Consider shifting income: A planning strategy to help reduce taxes on your personal returns is shifting income among family members.

  • An income-shifting technique is to make gifts of income-producing property to family members in lower tax brackets. (Be aware of the “kiddie tax.”) Though you can’t take a tax deduction for gifts, future income is taxed to the recipient, and may mitigate your exposure to the 3.8% net investment income tax.
  • Gifts of up to $14,000 per person ($28,000 when you’re married) made before year-end incur no income, gift, estate, or generation-skipping taxes.

Year-end Tax Planning for Businesses

The end of another year is fast approaching, and it’s once again time to take steps to reduce taxes on your business returns.  We know this can be a difficult process so we have put together some information below to help.Foreign-Property-Owners-Top-Tax-Tips

Set up a retirement plan. When you have a business, contributions to a self-employed retirement plan also reduce AGI above-the-line. Depending on the plan you choose, you can set up the paperwork before year-end and make contributions by the due date of your 2014 tax return.

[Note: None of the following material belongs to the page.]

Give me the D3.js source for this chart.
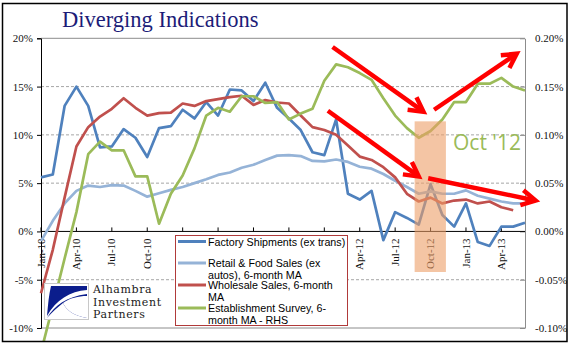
<!DOCTYPE html>
<html>
<head>
<meta charset="utf-8">
<script src="https://cdn.jsdelivr.net/npm/d3@7"></script>
<style>
  body { margin: 0; background: #fff; }
  svg { display: block; }
</style>
</head>
<body>
<svg id="chart" width="574" height="358"></svg>
<script>
// months on the category axis
var months = [
  "Jan-10","Feb-10","Mar-10","Apr-10","May-10","Jun-10","Jul-10","Aug-10","Sep-10","Oct-10","Nov-10","Dec-10",
  "Jan-11","Feb-11","Mar-11","Apr-11","May-11","Jun-11","Jul-11","Aug-11","Sep-11","Oct-11","Nov-11","Dec-11",
  "Jan-12","Feb-12","Mar-12","Apr-12","May-12","Jun-12","Jul-12","Aug-12","Sep-12","Oct-12","Nov-12","Dec-12",
  "Jan-13","Feb-13","Mar-13","Apr-13","May-13","Jun-13"
];
var tickMonths = ["Jan-10","Apr-10","Jul-10","Oct-10","Jan-11","Apr-11","Jul-11","Oct-11",
                  "Jan-12","Apr-12","Jul-12","Oct-12","Jan-13","Apr-13"];

// y/y % change, left axis
var factory = [5.6,5.9,13.0,15.0,13.0,8.7,8.8,10.6,9.7,7.7,10.7,10.9,
               12.6,11.7,13.4,12.0,14.7,14.6,13.5,15.4,12.8,11.7,10.5,8.2,
               7.9,11.6,3.9,3.3,4.2,-0.9,2.0,1.4,0.7,4.9,1.7,0.5,
               2.9,-1.1,-1.5,0.5,0.5,0.9];
var retail = [-1.0,1.1,2.9,4.2,4.75,4.6,4.8,4.75,4.2,3.6,3.95,4.3,
              4.6,5.0,5.4,5.85,6.1,6.6,6.9,7.4,7.85,7.9,7.8,7.3,
              7.25,7.45,7.2,6.7,6.5,5.95,5.25,4.6,3.9,4.15,3.9,3.9,
              4.25,3.7,3.4,3.1,2.9,2.9];
var wholesale = [-6.4,-1.9,3.5,8.8,10.8,11.9,12.7,13.8,12.8,12.0,12.25,12.3,
                 13.25,13.0,13.5,13.7,13.9,14.05,13.1,13.6,13.35,13.25,12.0,10.8,
                 10.5,10.0,8.9,7.75,7.4,6.65,5.6,3.9,3.1,3.5,2.9,3.2,
                 3.3,2.9,3.1,2.5,2.2,null];
// right axis
var establishment = [-0.125,-0.077,-0.028,0.02,0.080,0.093,0.084,0.084,0.057,0.057,0.008,0.039,
                     0.058,0.086,0.120,0.128,0.124,0.140,0.140,0.133,0.134,0.116,0.122,0.127,
                     0.156,0.173,0.170,0.164,0.157,0.138,0.120,0.107,0.097,0.104,0.116,0.134,
                     0.134,0.153,0.153,0.159,0.150,0.146];

var leftTicks = [20,15,10,5,0,-5,-10];
var rightTicks = [0.20,0.15,0.10,0.05,0.00,-0.05,-0.10];
var gridTicks = [15,10,5,-5];

var seriesLabels = [
  ["Factory Shipments (ex trans)"],
  ["Retail & Food Sales (ex", "autos), 6-month MA"],
  ["Wholesale Sales, 6-month", "MA"],
  ["Establishment Survey, 6-", "month MA - RHS"]
];
var seriesColors = ["#4f81bd","#95b3d7","#c0504d","#9bbb59"];
var logoLines = ["Alhambra","Investment","Partners"];

// annotation arrows in (month index, left-axis %) space
var arrows = [
  {from: [24.7, 19.1], to: [32.4, 12.4]},
  {from: [33.3, 12.6], to: [40.3, 18.4]},
  {from: [24.3, 12.5], to: [32.0, 5.7]},
  {from: [32.8, 5.5],  to: [41.9, 3.2]}
];

var svg = d3.select("#chart");
var plotLeft = 41, plotRight = 525, plotTop = 38.3, plotBottom = 328;

var x = d3.scaleLinear().domain([0, months.length - 1]).range([plotLeft, plotRight]);
var yL = d3.scaleLinear().domain([-10, 20]).range([plotBottom, plotTop]);
var yR = d3.scaleLinear().domain([-0.10, 0.20]).range([plotBottom, plotTop]);

svg.append("defs").append("clipPath").attr("id", "clip")
  .append("rect").attr("x", 3).attr("y", 4).attr("width", 563).attr("height", 337);

// title
svg.append("text")
  .attr("x", 62).attr("y", 26.5)
  .style("font", "22.5px 'Liberation Serif', serif")
  .style("fill", "#1c1c78")
  .text("Diverging Indications");

// dashed gridlines
svg.append("g").selectAll("line").data(gridTicks).enter().append("line")
  .attr("x1", plotLeft).attr("x2", plotRight)
  .attr("y1", function(d) { return yL(d); }).attr("y2", function(d) { return yL(d); })
  .style("stroke", "#a6a6a6").style("stroke-dasharray", "3,2").style("stroke-width", 1);

// plot area top / bottom border
[20, -10].forEach(function(v) {
  svg.append("line").attr("x1", plotLeft).attr("x2", plotRight)
    .attr("y1", yL(v)).attr("y2", yL(v))
    .style("stroke", "#8c8c8c").style("stroke-width", 1);
});

// left axis
var gl = svg.append("g").attr("transform", "translate(" + plotLeft + ",0)")
  .call(d3.axisLeft(yL).tickValues(leftTicks).tickFormat(function(d) { return d + "%"; })
    .tickSize(4).tickPadding(4));
gl.select(".domain").style("stroke", "#000");
gl.selectAll(".tick line").style("stroke", "#000");
gl.selectAll("text").style("font", "11px 'Liberation Serif', serif").style("fill", "#111");

// right axis
var gr = svg.append("g").attr("transform", "translate(" + plotRight + ",0)")
  .call(d3.axisRight(yR).tickValues(rightTicks).tickFormat(function(d) { return d.toFixed(2) + "%"; })
    .tickSizeInner(-5).tickSizeOuter(0).tickPadding(10));
gr.select(".domain").style("stroke", "#8c8c8c");
gr.selectAll(".tick line").style("stroke", "#8c8c8c");
gr.selectAll("text").style("font", "11px 'Liberation Serif', serif").style("fill", "#111");

// zero line with quarterly ticks
var y0 = yL(0);
svg.append("line").attr("x1", plotLeft).attr("x2", plotRight).attr("y1", y0).attr("y2", y0)
  .style("stroke", "#000").style("stroke-width", 1);
var xt = svg.append("g");
xt.selectAll("line").data(tickMonths).enter().append("line")
  .attr("x1", function(d) { return x(months.indexOf(d)); })
  .attr("x2", function(d) { return x(months.indexOf(d)); })
  .attr("y1", y0 - 4).attr("y2", y0)
  .style("stroke", "#000");
xt.selectAll("text").data(tickMonths).enter().append("text")
  .attr("transform", function(d) { return "translate(" + x(months.indexOf(d)) + "," + (y0 + 7) + ")rotate(-90)"; })
  .attr("text-anchor", "end").attr("dy", "0.33em")
  .style("font", "11px 'Liberation Serif', serif").style("fill", "#111")
  .text(function(d) { return d; });

// series lines
var line = d3.line()
  .defined(function(d) { return d != null; })
  .x(function(d, i) { return x(i); });

var lines = svg.append("g").attr("clip-path", "url(#clip)");
[factory, retail, wholesale].forEach(function(s, k) {
  lines.append("path").datum(s)
    .attr("d", line.y(function(d) { return yL(d); }))
    .style("fill", "none").style("stroke", seriesColors[k])
    .style("stroke-width", 2.7).style("stroke-linejoin", "round");
});
lines.append("path").datum(establishment)
  .attr("d", line.y(function(d) { return yR(d); }))
  .style("fill", "none").style("stroke", seriesColors[3])
  .style("stroke-width", 2.7).style("stroke-linejoin", "round");

// Oct '12 highlight
svg.append("rect")
  .attr("x", x(31.65)).attr("width", x(34.3) - x(31.65))
  .attr("y", yL(11.4)).attr("height", yL(-4.2) - yL(11.4))
  .style("fill", "#ec9e68").style("opacity", 0.6);

svg.append("text")
  .attr("x", x(34.9)).attr("y", yL(8.45))
  .style("font", "21px 'Open Sans', sans-serif")
  .style("fill", "#9bbb59")
  .text("Oct '12");

// red arrows
var ag = svg.append("g").style("stroke", "#ff0000").style("stroke-width", 4.5)
  .style("fill", "none").style("stroke-linejoin", "miter");
arrows.forEach(function(a) {
  var x1 = x(a.from[0]), y1 = yL(a.from[1]), x2 = x(a.to[0]), y2 = yL(a.to[1]);
  var ang = Math.atan2(y2 - y1, x2 - x1), len = 16, spread = 0.5;
  ag.append("path").attr("d", "M" + x1 + "," + y1 + "L" + (x2 - 3 * Math.cos(ang)) + "," + (y2 - 3 * Math.sin(ang)));
  ag.append("path").attr("d",
    "M" + (x2 - len * Math.cos(ang - spread)) + "," + (y2 - len * Math.sin(ang - spread)) +
    "L" + x2 + "," + y2 +
    "L" + (x2 - len * Math.cos(ang + spread)) + "," + (y2 - len * Math.sin(ang + spread)));
});

// legend
var lg = svg.append("g");
lg.append("rect").attr("x", 175.5).attr("y", 235.5).attr("width", 172).attr("height", 90)
  .style("fill", "#fff").style("stroke", "#b03a3a").style("stroke-width", 1);
var legendY = [241.5, 263, 285, 308];
seriesLabels.forEach(function(lab, k) {
  lg.append("line").attr("x1", 178).attr("x2", 206)
    .attr("y1", legendY[k]).attr("y2", legendY[k])
    .style("stroke", seriesColors[k]).style("stroke-width", 3);
  lab.forEach(function(t, j) {
    lg.append("text").attr("x", 208).attr("y", legendY[k] + 4 + j * 11.5)
      .style("font", "10.7px 'Liberation Sans', Arial, sans-serif")
      .style("fill", "#000").text(t);
  });
});

// logo
var logo = svg.append("g");
logo.append("rect").attr("x", 44.5).attr("y", 283.5).attr("width", 44).attr("height", 36)
  .style("fill", "#fff").style("stroke", "#c8c8c8");
logo.append("path")
  .attr("d", "M51,286 L87,286 L87,290 C70,291 56,300 47,316 C48,304 49,294 51,286 Z")
  .style("fill", "#0b1d8c");
logo.append("path")
  .attr("d", "M47,318 C55,305 66,297 87,294 L87,318 Z M87,318 C74,316 66,310 63,303 C58,307 52,312 47,318 Z")
  .style("fill", "#0b1d8c");
logo.append("path")
  .attr("d", "M87,318 C74,316 66,310 63,303 C70,298 78,296 87,296 Z")
  .style("fill", "#fff");
logoLines.forEach(function(t, i) {
  logo.append("text").attr("x", 93).attr("y", 293 + i * 12.6)
    .style("font", "11px 'DejaVu Serif', serif").style("fill", "#1a1a1a")
    .style("letter-spacing", "0.6px")
    .text(t);
});

// outer frame
svg.append("rect").attr("x", 2.5).attr("y", 3.5).attr("width", 564.5).attr("height", 338)
  .style("fill", "none").style("stroke", "#000").style("stroke-width", 1.5);
</script>
</body>
</html>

  • For instance, say you’re the sole owner of your business. Establishing a 401(k) gives you the opportunity to set aside as much as $17,500 in salary deferral (plus an extra $5,500 if you’re over age 50). In addition, you can put up to 20% of your business profit into your plan.

Manage asset policies. Another tax-saving suggestion for your business is to review your asset management policies. Depreciation is probably the first thing you think of when you consider tax benefits for business assets. And you probably already know bonus depreciation expired at the end of 2013 and the Section 179 expensing deduction was reduced to $25,000 for 2014. (Be aware that Congress may reinstate the larger deductions.)

  • While accelerated depreciation tax rules affect your current year deduction, remember that changes to these rules have no impact on the total amount you can deduct over the life of an asset. In addition, you still have tax planning opportunities.
  • One such opportunity is to take advantage of the new repair and capitalization regulations. These rules, which generally take effect this year, provide safe-harbor thresholds for writing off the cost of certain business supplies, repairs, and maintenance. What you need to do before year-end: Create and implement a written policy to comply with the rules.
  • Another potential tax saver involving business assets: Examine the tax benefits of leasing business equipment instead of buying. Depending on the type of lease, you may be able to deduct payments in full as you make them. What’s the downside? Generally you’ll forfeit depreciation deductions. Run an analysis to determine which option will work best for you.

Consider shifting income. A planning strategy to help reduce taxes on your business returns is shifting income among family members. For your business, the strategy could mean hiring family members and paying a reasonable – and deductible – salary for work actually performed. You may be able to provide tax-deductible fringe benefits as well as save on payroll tax expense.